▶ **Stated problem**: Pull every line holding the string "with" from the records below.

▶ **Excerpted data**:
■ ■ ■ ■ ■ ■ ■
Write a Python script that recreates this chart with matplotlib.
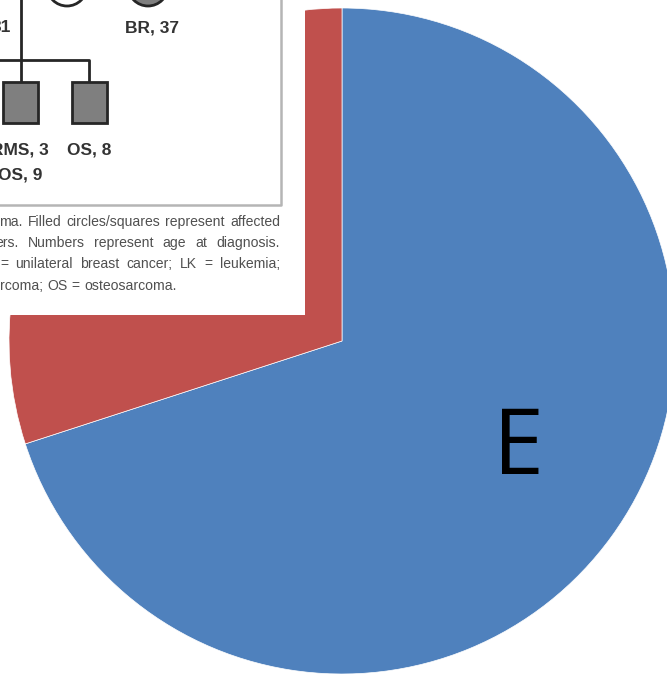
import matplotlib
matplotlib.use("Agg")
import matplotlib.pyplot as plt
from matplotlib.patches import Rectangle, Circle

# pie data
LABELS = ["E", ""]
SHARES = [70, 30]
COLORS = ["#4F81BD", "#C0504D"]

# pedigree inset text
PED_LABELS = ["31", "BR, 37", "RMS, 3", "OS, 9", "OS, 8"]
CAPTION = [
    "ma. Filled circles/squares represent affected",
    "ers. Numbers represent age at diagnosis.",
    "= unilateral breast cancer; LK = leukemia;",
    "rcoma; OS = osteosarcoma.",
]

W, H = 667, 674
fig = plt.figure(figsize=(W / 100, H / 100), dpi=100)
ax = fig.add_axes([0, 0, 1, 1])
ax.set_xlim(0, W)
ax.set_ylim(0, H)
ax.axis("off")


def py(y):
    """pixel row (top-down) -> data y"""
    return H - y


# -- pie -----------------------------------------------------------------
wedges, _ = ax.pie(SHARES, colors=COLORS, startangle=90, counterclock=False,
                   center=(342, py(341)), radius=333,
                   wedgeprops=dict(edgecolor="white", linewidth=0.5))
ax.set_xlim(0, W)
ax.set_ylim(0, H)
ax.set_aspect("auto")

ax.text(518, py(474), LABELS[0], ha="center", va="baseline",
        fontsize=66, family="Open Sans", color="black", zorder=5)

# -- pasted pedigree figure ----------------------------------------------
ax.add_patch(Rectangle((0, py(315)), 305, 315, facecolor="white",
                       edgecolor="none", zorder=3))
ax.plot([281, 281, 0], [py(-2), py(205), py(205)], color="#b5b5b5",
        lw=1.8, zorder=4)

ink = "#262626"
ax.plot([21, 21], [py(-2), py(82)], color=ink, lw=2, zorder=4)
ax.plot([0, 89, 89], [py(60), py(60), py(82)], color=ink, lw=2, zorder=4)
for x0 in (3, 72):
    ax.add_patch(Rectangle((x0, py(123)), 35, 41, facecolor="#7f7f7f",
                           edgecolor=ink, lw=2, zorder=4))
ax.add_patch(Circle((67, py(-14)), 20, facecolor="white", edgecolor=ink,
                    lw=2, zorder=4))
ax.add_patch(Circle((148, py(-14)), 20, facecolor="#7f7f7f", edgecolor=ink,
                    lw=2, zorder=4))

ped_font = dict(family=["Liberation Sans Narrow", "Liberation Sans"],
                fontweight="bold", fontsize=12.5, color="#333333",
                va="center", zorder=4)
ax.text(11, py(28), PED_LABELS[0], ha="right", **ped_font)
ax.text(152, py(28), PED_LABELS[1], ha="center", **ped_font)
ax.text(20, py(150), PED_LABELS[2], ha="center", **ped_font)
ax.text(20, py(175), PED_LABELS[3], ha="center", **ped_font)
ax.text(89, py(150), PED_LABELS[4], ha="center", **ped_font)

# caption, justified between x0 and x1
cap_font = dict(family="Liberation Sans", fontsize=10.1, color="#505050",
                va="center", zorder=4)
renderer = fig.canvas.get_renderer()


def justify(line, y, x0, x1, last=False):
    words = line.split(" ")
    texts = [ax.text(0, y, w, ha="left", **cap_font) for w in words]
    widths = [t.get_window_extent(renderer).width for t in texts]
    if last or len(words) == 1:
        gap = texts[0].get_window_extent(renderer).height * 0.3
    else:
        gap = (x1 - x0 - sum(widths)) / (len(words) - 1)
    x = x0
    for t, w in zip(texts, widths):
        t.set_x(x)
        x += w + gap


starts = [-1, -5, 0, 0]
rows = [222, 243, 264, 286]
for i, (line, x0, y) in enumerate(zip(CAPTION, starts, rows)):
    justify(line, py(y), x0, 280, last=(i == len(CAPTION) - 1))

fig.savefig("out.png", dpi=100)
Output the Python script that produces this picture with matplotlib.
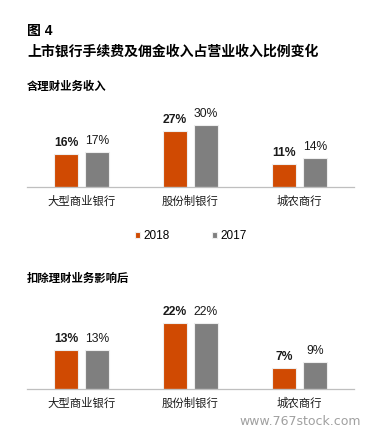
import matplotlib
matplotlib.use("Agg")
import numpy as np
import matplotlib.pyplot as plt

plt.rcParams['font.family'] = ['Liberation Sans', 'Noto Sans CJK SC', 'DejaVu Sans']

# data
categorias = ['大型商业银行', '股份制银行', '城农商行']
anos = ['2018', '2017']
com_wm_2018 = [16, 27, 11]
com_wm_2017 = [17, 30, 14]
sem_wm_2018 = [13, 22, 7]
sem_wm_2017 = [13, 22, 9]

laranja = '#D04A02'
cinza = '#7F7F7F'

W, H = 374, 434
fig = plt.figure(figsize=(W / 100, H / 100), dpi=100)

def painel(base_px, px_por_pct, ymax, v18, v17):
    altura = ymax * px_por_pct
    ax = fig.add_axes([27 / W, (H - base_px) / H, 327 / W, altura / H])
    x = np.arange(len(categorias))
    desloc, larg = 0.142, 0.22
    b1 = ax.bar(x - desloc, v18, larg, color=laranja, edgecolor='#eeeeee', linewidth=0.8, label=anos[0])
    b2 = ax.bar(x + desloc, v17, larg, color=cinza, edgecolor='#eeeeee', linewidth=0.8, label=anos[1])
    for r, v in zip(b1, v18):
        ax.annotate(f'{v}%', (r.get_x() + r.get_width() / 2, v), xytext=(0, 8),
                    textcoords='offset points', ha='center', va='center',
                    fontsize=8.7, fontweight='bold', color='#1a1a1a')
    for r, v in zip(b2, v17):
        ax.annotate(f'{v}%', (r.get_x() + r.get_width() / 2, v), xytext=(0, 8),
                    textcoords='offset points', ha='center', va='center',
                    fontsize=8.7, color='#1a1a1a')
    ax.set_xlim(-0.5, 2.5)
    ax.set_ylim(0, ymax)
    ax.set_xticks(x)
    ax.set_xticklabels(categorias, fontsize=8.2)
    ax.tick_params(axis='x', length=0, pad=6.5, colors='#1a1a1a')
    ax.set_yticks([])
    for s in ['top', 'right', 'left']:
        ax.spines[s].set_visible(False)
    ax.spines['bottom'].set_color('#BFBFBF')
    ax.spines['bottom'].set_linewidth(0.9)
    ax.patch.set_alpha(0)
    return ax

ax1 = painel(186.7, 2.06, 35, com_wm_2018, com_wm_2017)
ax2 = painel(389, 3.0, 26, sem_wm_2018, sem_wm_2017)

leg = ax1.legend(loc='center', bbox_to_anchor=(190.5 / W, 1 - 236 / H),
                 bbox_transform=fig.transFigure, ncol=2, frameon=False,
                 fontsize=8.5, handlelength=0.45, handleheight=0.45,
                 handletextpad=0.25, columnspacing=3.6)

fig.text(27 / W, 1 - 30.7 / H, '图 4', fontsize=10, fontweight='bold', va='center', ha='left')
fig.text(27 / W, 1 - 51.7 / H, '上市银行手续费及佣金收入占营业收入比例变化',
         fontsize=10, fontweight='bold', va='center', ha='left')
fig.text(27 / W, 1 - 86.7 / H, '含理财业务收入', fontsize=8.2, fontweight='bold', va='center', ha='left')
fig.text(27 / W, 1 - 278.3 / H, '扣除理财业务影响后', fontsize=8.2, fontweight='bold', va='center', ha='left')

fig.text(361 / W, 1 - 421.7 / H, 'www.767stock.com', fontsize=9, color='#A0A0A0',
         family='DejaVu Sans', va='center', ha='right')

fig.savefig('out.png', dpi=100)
■ ■ ■ ■ ■ ■ ■
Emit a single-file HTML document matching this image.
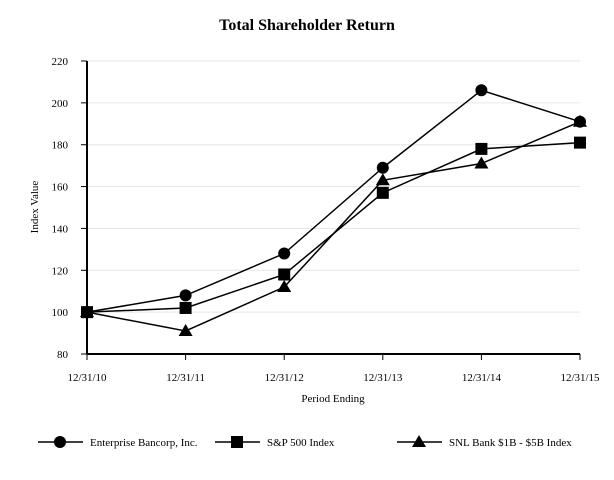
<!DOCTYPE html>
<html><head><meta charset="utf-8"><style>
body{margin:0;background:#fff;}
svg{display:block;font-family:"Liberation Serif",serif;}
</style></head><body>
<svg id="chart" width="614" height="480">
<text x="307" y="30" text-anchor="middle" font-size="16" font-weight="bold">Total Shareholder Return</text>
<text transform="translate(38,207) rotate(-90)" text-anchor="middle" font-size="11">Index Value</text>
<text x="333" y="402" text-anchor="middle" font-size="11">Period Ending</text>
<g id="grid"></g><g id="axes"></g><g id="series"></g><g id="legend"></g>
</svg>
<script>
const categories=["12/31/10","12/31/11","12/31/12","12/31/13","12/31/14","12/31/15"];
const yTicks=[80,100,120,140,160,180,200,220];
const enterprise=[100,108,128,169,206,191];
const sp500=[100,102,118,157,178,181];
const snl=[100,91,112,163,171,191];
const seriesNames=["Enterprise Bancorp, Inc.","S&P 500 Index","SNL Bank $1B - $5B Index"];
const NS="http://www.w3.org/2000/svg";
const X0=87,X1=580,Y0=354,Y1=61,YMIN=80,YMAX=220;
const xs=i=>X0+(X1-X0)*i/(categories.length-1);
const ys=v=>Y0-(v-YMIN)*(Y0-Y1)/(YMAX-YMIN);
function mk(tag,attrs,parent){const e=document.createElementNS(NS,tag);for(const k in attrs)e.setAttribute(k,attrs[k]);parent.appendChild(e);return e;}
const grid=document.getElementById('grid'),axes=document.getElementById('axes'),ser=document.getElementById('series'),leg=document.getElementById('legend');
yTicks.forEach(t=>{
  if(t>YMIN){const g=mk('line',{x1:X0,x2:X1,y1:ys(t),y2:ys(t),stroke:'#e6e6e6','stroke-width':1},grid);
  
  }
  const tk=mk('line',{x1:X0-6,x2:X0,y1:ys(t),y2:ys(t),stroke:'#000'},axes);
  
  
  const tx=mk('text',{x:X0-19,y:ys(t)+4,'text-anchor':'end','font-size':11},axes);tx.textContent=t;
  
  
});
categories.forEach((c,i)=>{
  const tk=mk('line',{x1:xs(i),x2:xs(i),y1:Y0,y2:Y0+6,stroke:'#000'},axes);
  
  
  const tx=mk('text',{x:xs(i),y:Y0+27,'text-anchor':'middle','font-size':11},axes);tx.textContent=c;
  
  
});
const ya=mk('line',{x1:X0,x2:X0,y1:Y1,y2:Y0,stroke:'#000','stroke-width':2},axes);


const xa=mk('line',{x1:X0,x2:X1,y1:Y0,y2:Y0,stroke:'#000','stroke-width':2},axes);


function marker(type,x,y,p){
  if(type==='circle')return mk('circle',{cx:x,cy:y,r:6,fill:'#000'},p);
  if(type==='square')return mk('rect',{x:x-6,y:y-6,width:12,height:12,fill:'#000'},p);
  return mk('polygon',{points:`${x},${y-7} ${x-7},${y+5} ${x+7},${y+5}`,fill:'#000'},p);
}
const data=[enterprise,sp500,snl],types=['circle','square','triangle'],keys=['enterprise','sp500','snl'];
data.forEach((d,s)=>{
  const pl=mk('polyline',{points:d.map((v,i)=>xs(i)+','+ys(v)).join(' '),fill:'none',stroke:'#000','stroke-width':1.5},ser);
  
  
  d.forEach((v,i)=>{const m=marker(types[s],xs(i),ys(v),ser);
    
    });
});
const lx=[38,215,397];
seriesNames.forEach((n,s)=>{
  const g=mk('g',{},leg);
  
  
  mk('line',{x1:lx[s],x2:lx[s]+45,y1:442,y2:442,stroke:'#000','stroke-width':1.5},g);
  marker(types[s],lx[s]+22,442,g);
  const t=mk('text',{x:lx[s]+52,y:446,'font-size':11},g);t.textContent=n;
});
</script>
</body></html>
■ ■ ■ ■ ■ ■ ■
▶ **Exercise solution**:
Write a Python script that recreates this chart with matplotlib.
Output the Python script that produces this picture with matplotlib.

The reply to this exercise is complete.